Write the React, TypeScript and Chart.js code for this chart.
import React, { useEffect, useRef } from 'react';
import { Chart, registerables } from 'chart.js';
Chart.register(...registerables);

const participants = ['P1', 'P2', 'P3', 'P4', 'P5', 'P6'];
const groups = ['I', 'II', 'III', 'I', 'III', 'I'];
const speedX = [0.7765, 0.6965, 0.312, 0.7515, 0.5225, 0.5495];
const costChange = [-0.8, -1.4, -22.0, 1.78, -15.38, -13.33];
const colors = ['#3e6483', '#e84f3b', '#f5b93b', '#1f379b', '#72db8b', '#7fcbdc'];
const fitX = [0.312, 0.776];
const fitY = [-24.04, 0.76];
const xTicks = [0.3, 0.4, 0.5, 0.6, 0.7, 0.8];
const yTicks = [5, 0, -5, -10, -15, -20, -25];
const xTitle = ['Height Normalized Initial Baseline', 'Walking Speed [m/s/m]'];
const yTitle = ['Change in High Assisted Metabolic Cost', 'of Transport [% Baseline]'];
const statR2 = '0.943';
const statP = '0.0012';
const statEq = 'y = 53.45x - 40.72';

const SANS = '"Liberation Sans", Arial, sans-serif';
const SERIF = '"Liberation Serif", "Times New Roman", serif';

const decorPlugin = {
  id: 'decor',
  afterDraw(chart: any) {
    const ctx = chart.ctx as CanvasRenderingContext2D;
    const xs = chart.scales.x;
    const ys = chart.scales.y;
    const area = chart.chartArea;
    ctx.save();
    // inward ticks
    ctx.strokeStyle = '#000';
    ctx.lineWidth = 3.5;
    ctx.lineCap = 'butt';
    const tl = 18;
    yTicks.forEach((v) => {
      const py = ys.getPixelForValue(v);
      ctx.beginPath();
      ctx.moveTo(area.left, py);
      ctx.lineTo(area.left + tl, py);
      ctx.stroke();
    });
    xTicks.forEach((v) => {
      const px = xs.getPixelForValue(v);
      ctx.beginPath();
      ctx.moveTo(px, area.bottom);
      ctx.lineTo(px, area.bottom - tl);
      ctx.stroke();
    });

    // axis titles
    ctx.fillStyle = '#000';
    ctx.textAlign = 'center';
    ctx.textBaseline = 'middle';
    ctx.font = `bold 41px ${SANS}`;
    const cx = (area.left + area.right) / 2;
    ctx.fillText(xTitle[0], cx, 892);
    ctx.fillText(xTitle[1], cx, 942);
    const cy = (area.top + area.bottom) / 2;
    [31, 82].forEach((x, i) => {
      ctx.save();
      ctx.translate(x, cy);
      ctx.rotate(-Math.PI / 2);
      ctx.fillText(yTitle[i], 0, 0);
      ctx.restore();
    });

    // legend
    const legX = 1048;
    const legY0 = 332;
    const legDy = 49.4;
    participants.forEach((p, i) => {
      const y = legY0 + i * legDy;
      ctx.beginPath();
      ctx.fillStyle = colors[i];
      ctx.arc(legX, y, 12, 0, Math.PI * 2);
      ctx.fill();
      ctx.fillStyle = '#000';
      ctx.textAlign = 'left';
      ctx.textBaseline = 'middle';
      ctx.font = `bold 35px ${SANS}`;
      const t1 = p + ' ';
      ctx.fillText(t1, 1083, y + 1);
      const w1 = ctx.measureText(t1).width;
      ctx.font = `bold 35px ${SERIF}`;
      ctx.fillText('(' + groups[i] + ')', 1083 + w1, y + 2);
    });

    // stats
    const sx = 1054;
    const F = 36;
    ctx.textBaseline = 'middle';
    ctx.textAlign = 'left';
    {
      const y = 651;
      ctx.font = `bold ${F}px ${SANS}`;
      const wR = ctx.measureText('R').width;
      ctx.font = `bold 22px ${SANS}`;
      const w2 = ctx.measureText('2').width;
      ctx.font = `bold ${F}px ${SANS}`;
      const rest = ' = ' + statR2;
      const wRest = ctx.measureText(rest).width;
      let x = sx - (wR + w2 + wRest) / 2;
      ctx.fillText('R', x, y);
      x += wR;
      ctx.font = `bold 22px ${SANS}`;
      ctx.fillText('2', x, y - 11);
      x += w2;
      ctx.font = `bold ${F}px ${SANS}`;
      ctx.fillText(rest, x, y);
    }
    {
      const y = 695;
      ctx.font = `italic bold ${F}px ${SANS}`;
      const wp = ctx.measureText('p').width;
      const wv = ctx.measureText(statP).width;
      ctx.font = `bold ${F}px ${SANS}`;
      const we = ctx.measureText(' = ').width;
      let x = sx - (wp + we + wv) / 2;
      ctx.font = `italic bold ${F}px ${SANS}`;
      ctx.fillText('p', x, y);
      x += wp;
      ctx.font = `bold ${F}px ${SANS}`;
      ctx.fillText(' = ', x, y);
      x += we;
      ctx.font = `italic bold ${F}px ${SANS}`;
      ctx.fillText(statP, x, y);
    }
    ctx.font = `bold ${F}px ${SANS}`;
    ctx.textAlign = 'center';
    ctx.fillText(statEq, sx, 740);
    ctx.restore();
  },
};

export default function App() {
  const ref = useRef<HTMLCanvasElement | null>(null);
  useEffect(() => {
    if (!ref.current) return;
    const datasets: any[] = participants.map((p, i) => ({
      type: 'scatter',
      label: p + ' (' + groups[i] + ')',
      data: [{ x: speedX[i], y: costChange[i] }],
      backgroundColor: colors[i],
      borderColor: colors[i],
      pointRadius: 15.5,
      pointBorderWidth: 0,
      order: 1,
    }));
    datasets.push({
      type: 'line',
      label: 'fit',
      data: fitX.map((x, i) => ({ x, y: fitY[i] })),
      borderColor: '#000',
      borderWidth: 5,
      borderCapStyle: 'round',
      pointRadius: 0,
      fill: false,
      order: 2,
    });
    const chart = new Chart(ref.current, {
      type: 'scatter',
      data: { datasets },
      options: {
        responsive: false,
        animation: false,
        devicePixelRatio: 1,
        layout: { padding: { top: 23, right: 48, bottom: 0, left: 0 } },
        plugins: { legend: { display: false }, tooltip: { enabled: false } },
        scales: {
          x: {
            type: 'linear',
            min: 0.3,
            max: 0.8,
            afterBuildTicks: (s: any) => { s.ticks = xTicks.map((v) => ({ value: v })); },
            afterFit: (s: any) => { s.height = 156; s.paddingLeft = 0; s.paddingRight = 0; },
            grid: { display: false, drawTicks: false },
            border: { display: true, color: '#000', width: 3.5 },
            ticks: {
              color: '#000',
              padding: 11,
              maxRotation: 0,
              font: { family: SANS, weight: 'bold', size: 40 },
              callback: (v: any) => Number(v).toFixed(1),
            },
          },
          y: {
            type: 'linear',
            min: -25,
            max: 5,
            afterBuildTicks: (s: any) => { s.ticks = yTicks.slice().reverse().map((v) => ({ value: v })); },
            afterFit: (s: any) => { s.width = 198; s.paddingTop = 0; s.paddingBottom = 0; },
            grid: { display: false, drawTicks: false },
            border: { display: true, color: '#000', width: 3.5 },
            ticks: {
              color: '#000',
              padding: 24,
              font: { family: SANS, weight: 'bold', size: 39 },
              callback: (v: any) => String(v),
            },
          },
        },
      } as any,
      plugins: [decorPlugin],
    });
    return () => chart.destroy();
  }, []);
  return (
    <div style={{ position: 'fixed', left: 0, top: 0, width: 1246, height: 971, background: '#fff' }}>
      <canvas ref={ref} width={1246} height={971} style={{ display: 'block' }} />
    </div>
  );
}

◆ Instruction
Retype all of the material, keeping each line exact.

◆ Exercise result
Write the React, TypeScript and Chart.js code for this chart.
import React, { useEffect, useRef } from 'react';
import { Chart, registerables } from 'chart.js';
Chart.register(...registerables);

const participants = ['P1', 'P2', 'P3', 'P4', 'P5', 'P6'];
const groups = ['I', 'II', 'III', 'I', 'III', 'I'];
const speedX = [0.7765, 0.6965, 0.312, 0.7515, 0.5225, 0.5495];
const costChange = [-0.8, -1.4, -22.0, 1.78, -15.38, -13.33];
const colors = ['#3e6483', '#e84f3b', '#f5b93b', '#1f379b', '#72db8b', '#7fcbdc'];
const fitX = [0.312, 0.776];
const fitY = [-24.04, 0.76];
const xTicks = [0.3, 0.4, 0.5, 0.6, 0.7, 0.8];
const yTicks = [5, 0, -5, -10, -15, -20, -25];
const xTitle = ['Height Normalized Initial Baseline', 'Walking Speed [m/s/m]'];
const yTitle = ['Change in High Assisted Metabolic Cost', 'of Transport [% Baseline]'];
const statR2 = '0.943';
const statP = '0.0012';
const statEq = 'y = 53.45x - 40.72';

const SANS = '"Liberation Sans", Arial, sans-serif';
const SERIF = '"Liberation Serif", "Times New Roman", serif';

const decorPlugin = {
  id: 'decor',
  afterDraw(chart: any) {
    const ctx = chart.ctx as CanvasRenderingContext2D;
    const xs = chart.scales.x;
    const ys = chart.scales.y;
    const area = chart.chartArea;
    ctx.save();
    // inward ticks
    ctx.strokeStyle = '#000';
    ctx.lineWidth = 3.5;
    ctx.lineCap = 'butt';
    const tl = 18;
    yTicks.forEach((v) => {
      const py = ys.getPixelForValue(v);
      ctx.beginPath();
      ctx.moveTo(area.left, py);
      ctx.lineTo(area.left + tl, py);
      ctx.stroke();
    });
    xTicks.forEach((v) => {
      const px = xs.getPixelForValue(v);
      ctx.beginPath();
      ctx.moveTo(px, area.bottom);
      ctx.lineTo(px, area.bottom - tl);
      ctx.stroke();
    });

    // axis titles
    ctx.fillStyle = '#000';
    ctx.textAlign = 'center';
    ctx.textBaseline = 'middle';
    ctx.font = `bold 41px ${SANS}`;
    const cx = (area.left + area.right) / 2;
    ctx.fillText(xTitle[0], cx, 892);
    ctx.fillText(xTitle[1], cx, 942);
    const cy = (area.top + area.bottom) / 2;
    [31, 82].forEach((x, i) => {
      ctx.save();
      ctx.translate(x, cy);
      ctx.rotate(-Math.PI / 2);
      ctx.fillText(yTitle[i], 0, 0);
      ctx.restore();
    });

    // legend
    const legX = 1048;
    const legY0 = 332;
    const legDy = 49.4;
    participants.forEach((p, i) => {
      const y = legY0 + i * legDy;
      ctx.beginPath();
      ctx.fillStyle = colors[i];
      ctx.arc(legX, y, 12, 0, Math.PI * 2);
      ctx.fill();
      ctx.fillStyle = '#000';
      ctx.textAlign = 'left';
      ctx.textBaseline = 'middle';
      ctx.font = `bold 35px ${SANS}`;
      const t1 = p + ' ';
      ctx.fillText(t1, 1083, y + 1);
      const w1 = ctx.measureText(t1).width;
      ctx.font = `bold 35px ${SERIF}`;
      ctx.fillText('(' + groups[i] + ')', 1083 + w1, y + 2);
    });

    // stats
    const sx = 1054;
    const F = 36;
    ctx.textBaseline = 'middle';
    ctx.textAlign = 'left';
    {
      const y = 651;
      ctx.font = `bold ${F}px ${SANS}`;
      const wR = ctx.measureText('R').width;
      ctx.font = `bold 22px ${SANS}`;
      const w2 = ctx.measureText('2').width;
      ctx.font = `bold ${F}px ${SANS}`;
      const rest = ' = ' + statR2;
      const wRest = ctx.measureText(rest).width;
      let x = sx - (wR + w2 + wRest) / 2;
      ctx.fillText('R', x, y);
      x += wR;
      ctx.font = `bold 22px ${SANS}`;
      ctx.fillText('2', x, y - 11);
      x += w2;
      ctx.font = `bold ${F}px ${SANS}`;
      ctx.fillText(rest, x, y);
    }
    {
      const y = 695;
      ctx.font = `italic bold ${F}px ${SANS}`;
      const wp = ctx.measureText('p').width;
      const wv = ctx.measureText(statP).width;
      ctx.font = `bold ${F}px ${SANS}`;
      const we = ctx.measureText(' = ').width;
      let x = sx - (wp + we + wv) / 2;
      ctx.font = `italic bold ${F}px ${SANS}`;
      ctx.fillText('p', x, y);
      x += wp;
      ctx.font = `bold ${F}px ${SANS}`;
      ctx.fillText(' = ', x, y);
      x += we;
      ctx.font = `italic bold ${F}px ${SANS}`;
      ctx.fillText(statP, x, y);
    }
    ctx.font = `bold ${F}px ${SANS}`;
    ctx.textAlign = 'center';
    ctx.fillText(statEq, sx, 740);
    ctx.restore();
  },
};

export default function App() {
  const ref = useRef<HTMLCanvasElement | null>(null);
  useEffect(() => {
    if (!ref.current) return;
    const datasets: any[] = participants.map((p, i) => ({
      type: 'scatter',
      label: p + ' (' + groups[i] + ')',
      data: [{ x: speedX[i], y: costChange[i] }],
      backgroundColor: colors[i],
      borderColor: colors[i],
      pointRadius: 15.5,
      pointBorderWidth: 0,
      order: 1,
    }));
    datasets.push({
      type: 'line',
      label: 'fit',
      data: fitX.map((x, i) => ({ x, y: fitY[i] })),
      borderColor: '#000',
      borderWidth: 5,
      borderCapStyle: 'round',
      pointRadius: 0,
      fill: false,
      order: 2,
    });
    const chart = new Chart(ref.current, {
      type: 'scatter',
      data: { datasets },
      options: {
        responsive: false,
        animation: false,
        devicePixelRatio: 1,
        layout: { padding: { top: 23, right: 48, bottom: 0, left: 0 } },
        plugins: { legend: { display: false }, tooltip: { enabled: false } },
        scales: {
          x: {
            type: 'linear',
            min: 0.3,
            max: 0.8,
            afterBuildTicks: (s: any) => { s.ticks = xTicks.map((v) => ({ value: v })); },
            afterFit: (s: any) => { s.height = 156; s.paddingLeft = 0; s.paddingRight = 0; },
            grid: { display: false, drawTicks: false },
            border: { display: true, color: '#000', width: 3.5 },
            ticks: {
              color: '#000',
              padding: 11,
              maxRotation: 0,
              font: { family: SANS, weight: 'bold', size: 40 },
              callback: (v: any) => Number(v).toFixed(1),
            },
          },
          y: {
            type: 'linear',
            min: -25,
            max: 5,
            afterBuildTicks: (s: any) => { s.ticks = yTicks.slice().reverse().map((v) => ({ value: v })); },
            afterFit: (s: any) => { s.width = 198; s.paddingTop = 0; s.paddingBottom = 0; },
            grid: { display: false, drawTicks: false },
            border: { display: true, color: '#000', width: 3.5 },
            ticks: {
              color: '#000',
              padding: 24,
              font: { family: SANS, weight: 'bold', size: 39 },
              callback: (v: any) => String(v),
            },
          },
        },
      } as any,
      plugins: [decorPlugin],
    });
    return () => chart.destroy();
  }, []);
  return (
    <div style={{ position: 'fixed', left: 0, top: 0, width: 1246, height: 971, background: '#fff' }}>
      <canvas ref={ref} width={1246} height={971} style={{ display: 'block' }} />
    </div>
  );
}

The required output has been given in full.